Incidentally, RFID is absolutely about to be put into all new passports.
The rationale for all this, of course, is that it will make it harder for terrorists to do their thing. Considering that the people who crashed planes into stuff in 2001 were all not only in the country legally, but had legal driver's licenses and never entered a restricted area prior to breaking into the cockpits of those planes, it's really absurd to assume that real-id will make much difference for terrorists.
When I first heard about this, I wondered if I was being paranoid and that maybe there were significant law-enforcements benefits to it that I hadn't thought of. So I asked my friend's father. He (the father) was a high-ranking police officer, as well as having been in some branch of the military before. He has good credentials for having a valuable perspective on this. I expected to get a very different perspective, but we agreed on every point.
I don't know what to say about this, but that it's very dangerous.

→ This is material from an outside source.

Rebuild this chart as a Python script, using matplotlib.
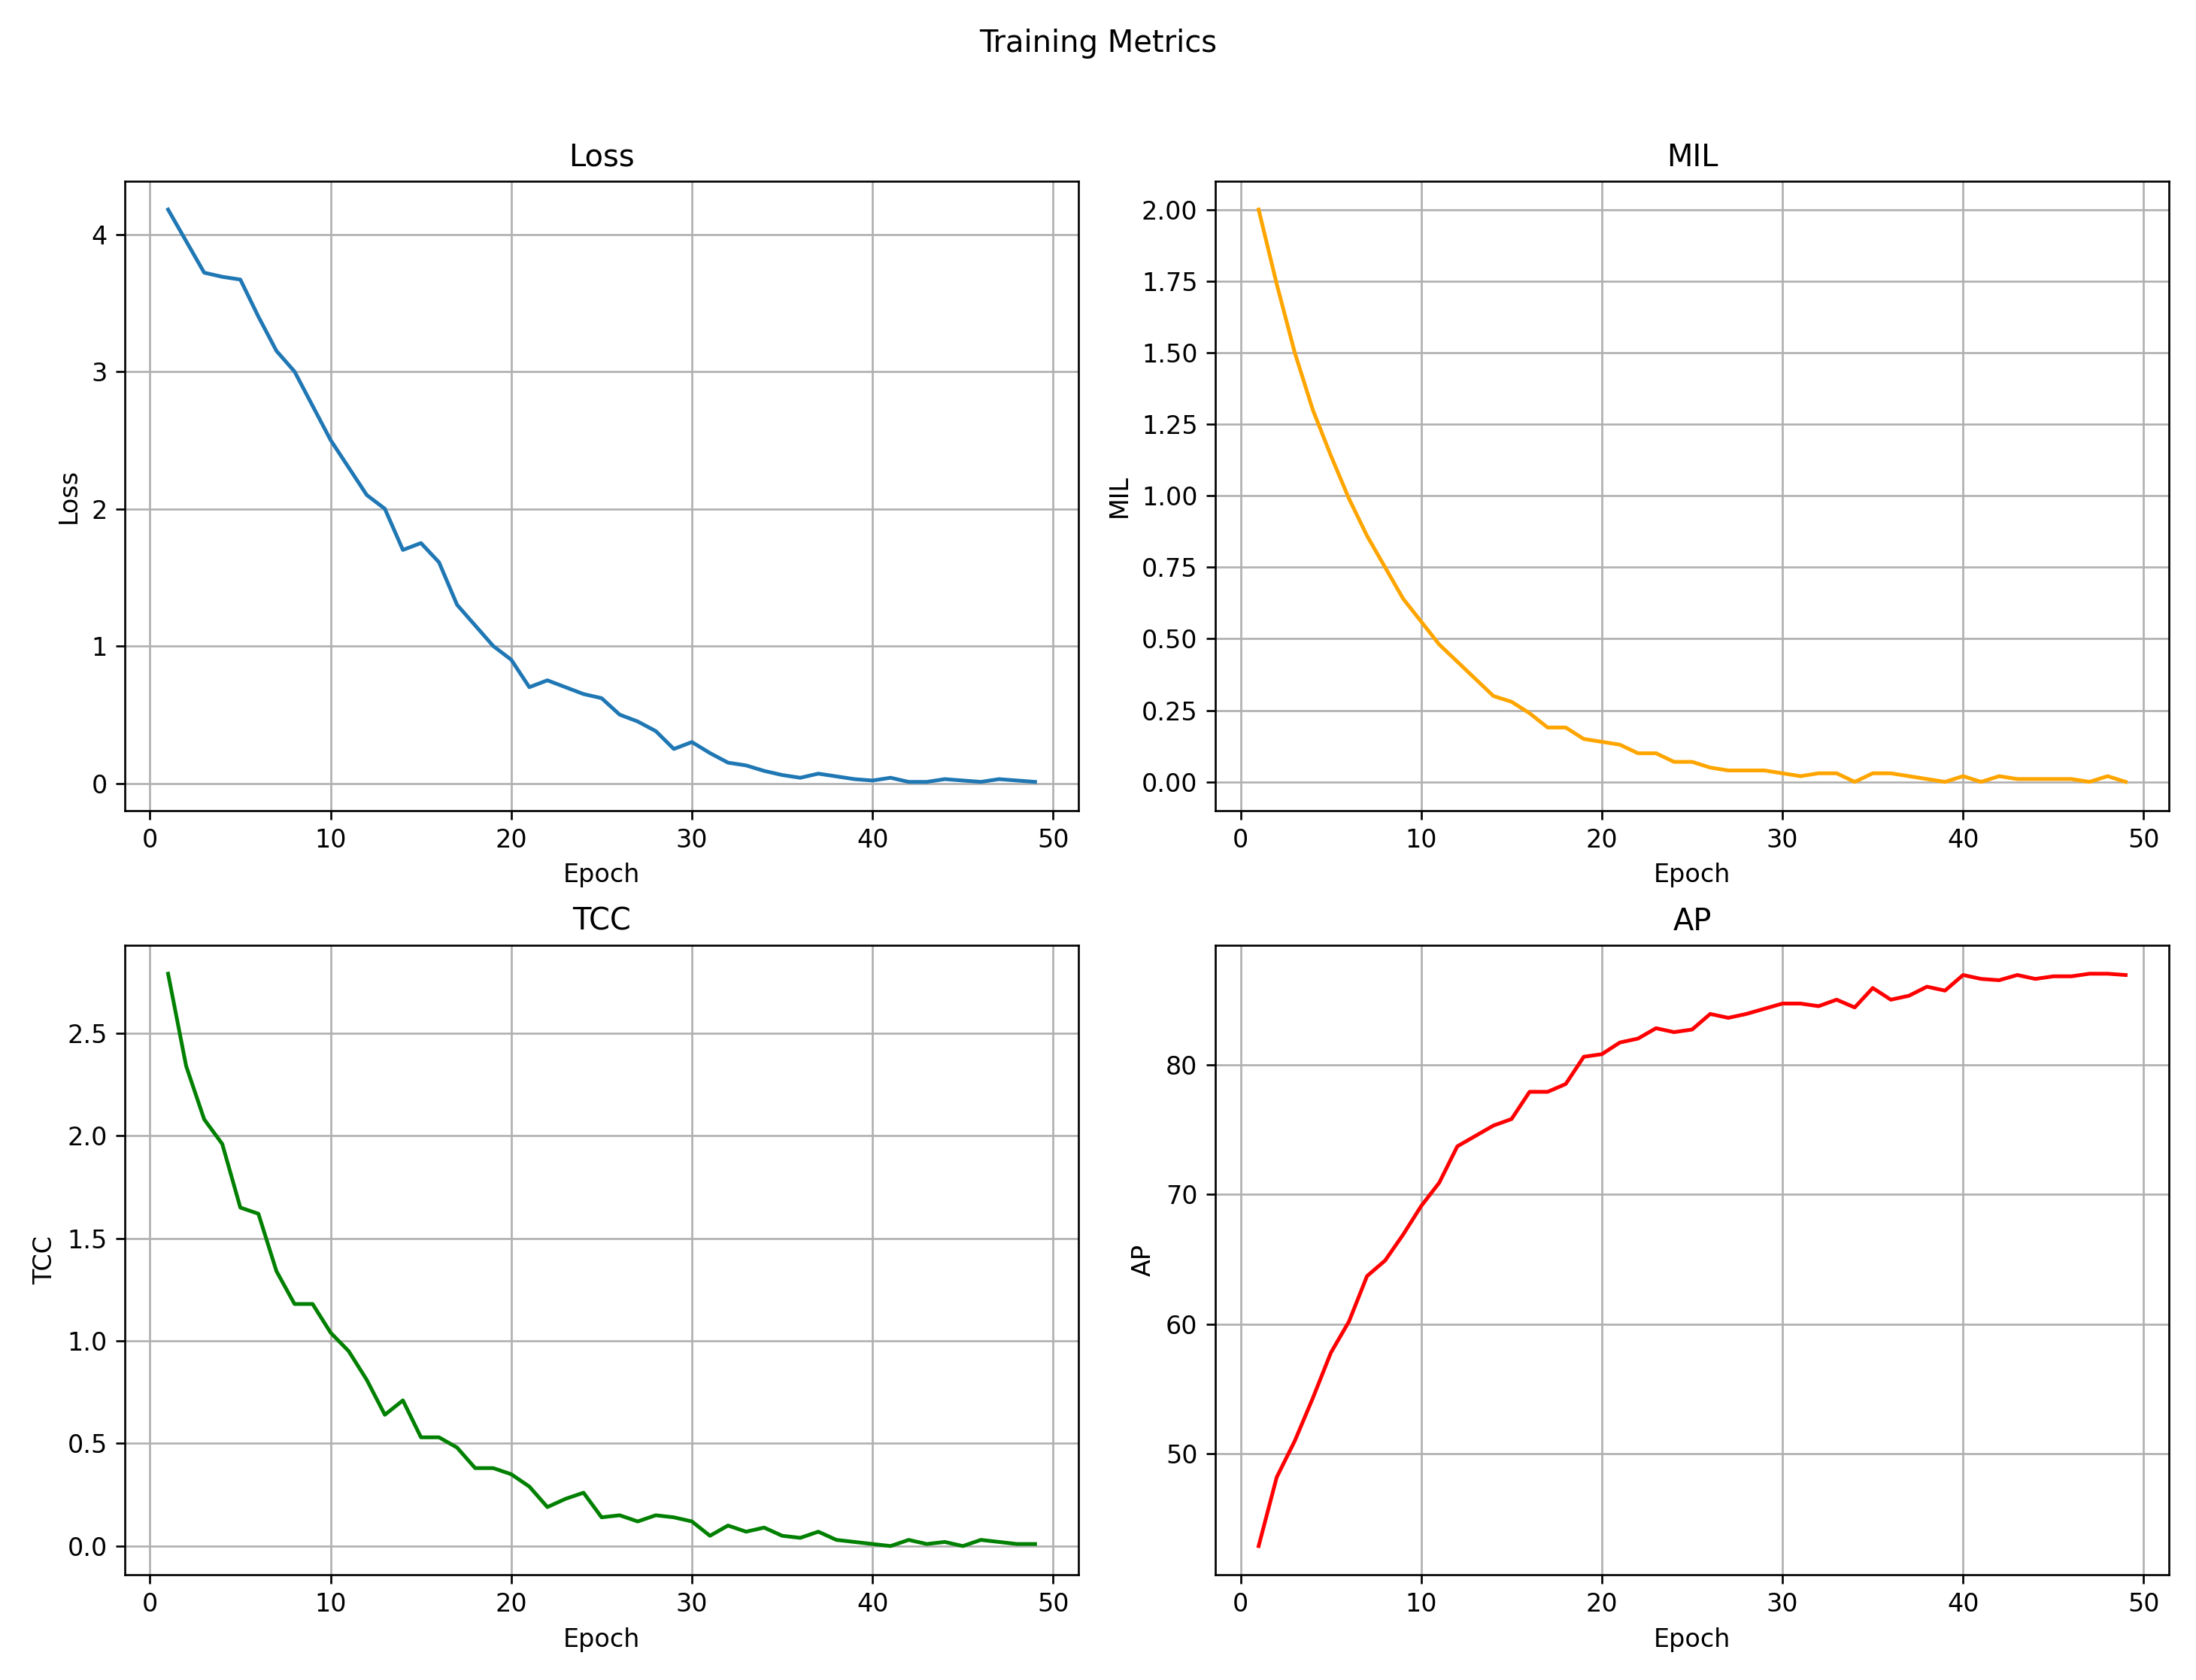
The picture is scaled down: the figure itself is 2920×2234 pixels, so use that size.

If you want to look into it further, here is the last article I read. This is the first site I saw relating to it. Finally, here is a pretty good editorial about it.
Finally, let's review what exactly is going to be publicly available after your ID is scanned: your name, birth date, gender, an ID number, your real and verified physical home address, and your picture. In addition collateral information relating to the transaction that caused the ID to be scanned: where you are, what you're buying, etc. However, it is likely also that your social security number could be put in there. Since your citizenship or visa status must be verified in order to get the card, that will probably go on there. Further, Homeland Security is empowered to require pretty much anything they want be stored thereright down to a fingerprint and retinal scan, if they deem it necessary.
I previously wrote that "according to a 2003 supreme court ruling, the police are empowered to ask anyone for their ID at any time, for no reason at all." I was paraphrasing an article linked above. I've now read the actual decision, from beginning to end, and it's really not that at all. Thus we see the dangers of referring to your source's source.
The decision in question actually concerns whether it can be a crime not to identify yourself to a police officer. Specifically, in a case in Nevada, a man was fined $240 for refusing to identify himself to an officer investigating a domestic disturbance. He wasn't randomly selected, and the officer wasn't even asking to see ID: he was a reasonable suspect in suspicious circumstances refusing to verbally respond by telling the officer his name. The officer asked him 11 times before arresting him, according to the above-linked supreme court document. While I agree with the second dissenting opinion, I can't see that this case has a whole lot of bearing on the real-id issue.
I don't think that the highly specific nature of this ruling has any bearing, in particular, on the use of RFID as the data storage for real-id compliant cards. However, I don't think that it's an impediment either. I think we can expect RFID scanning of real-id compliant cards to become ubiquitous, and, further, I think that even if they somehow are barred from using RFID, having to physically take the card from your wallet to scan it will still become ubiquitous.